É atirar do helicóptero policial sobre as favelas cariocas. É permitir que jovens negros sejam pisoteados em Paraisópolis. É fazer com que pobres pereçam em longas filas à espera da renda básica que se dependesse do governo nem existiria. Mortos em vida.

É postar foto de atiradores gritando “Bolsonaro!” enfileirados contra um inimigo comum: todos nós. É facilitar que o crime organizado tenha acesso a munições e armamentos extraviados das Forças Policiais.

Deus do bolsonarismo é a morte.

É por isso que bolsonarismo repudia direitos humanos. Porque lembra a eles o valor da vida. “A expressão máxima de soberania reside, em larga medida, no poder e na capacidade de ditar quem pode e quem não pode viver”, escreveu certa feita Achille Mbembe ao definir necropolítica. Bolsonarismo joga fora, junto com seu gozo necrófilo, as possibilidades de vivência democrática. Assassina a própria possibilidade da vida.

Diante do horror, vai passar nessa avenida Brasil uma marcha fúnebre. Passará repleta de arrependidos insinceros. Passará o Exército que celebra o golpe de 1964, e se cala sobre o outro golpe que o presidente engendra entre uma tosse e outra no Dia do Exército.

Passarão os falsos profetas que arrogam ao presidente a imagem de messias. Passarão o Congresso Nacional e Rodrigo Maia inundados sob notas de repúdio inúteis. Nem salvarão a República nem expiarão a culpa que lhes cabe neste necrotério, por ter contribuído para que o abjeto se sentasse à cadeira presidencial.

Bolsonarismo se alimenta da carnificina do conflito político. Emprega na prática a lógica de Carl Schmitt segundo o qual a política se definiria pela diferenciação entre amigo e inimigo. Deu no que deu e no que continua dando.

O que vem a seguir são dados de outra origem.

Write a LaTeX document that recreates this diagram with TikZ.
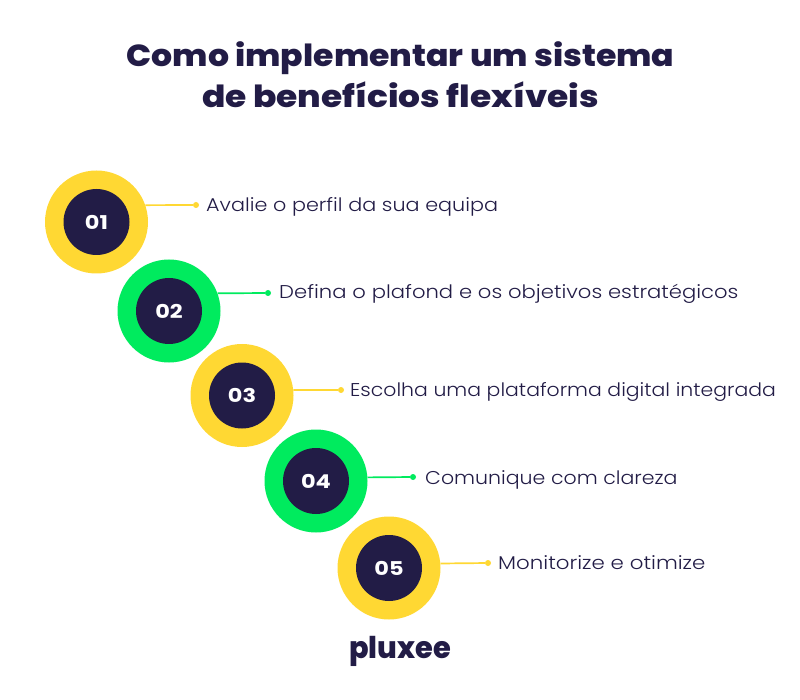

Se as forças políticas, à direita e à esquerda, não formularem caminhos que nos façam sair desta encruzilhada, o que nos resta é a morte de milhares pela pandemia, a viral e a política. Cabe àqueles que se chamam de políticos protegerem o que resta de nossa pólis sem a qual o próprio exercício da política democrática se torna impossível.

Às ditas instituições, cabe a guarda da vida democrática. Seja a vida literal, estraçalhada pelas balas vindas de helicópteros policiais. Cabe ao STF por fim a esta prática genocida ao concluir o julgamento da ADPF Favelas pela Vida, em pauta na corte. Seja a vida política, sufocada pelas mãos do bolsonarismo que prega abertamente a morte. Cabe ao Congresso julgar, dentro da lei, as dezenas de crimes de responsabilidade do presidente.

É hora da democracia proteger a si mesma de sua morte anunciada. Anunciada desde o primeiro dia em que alguém gritou “intervenção militar” e outro o aplaudiu. Anunciada, mas não inevitável.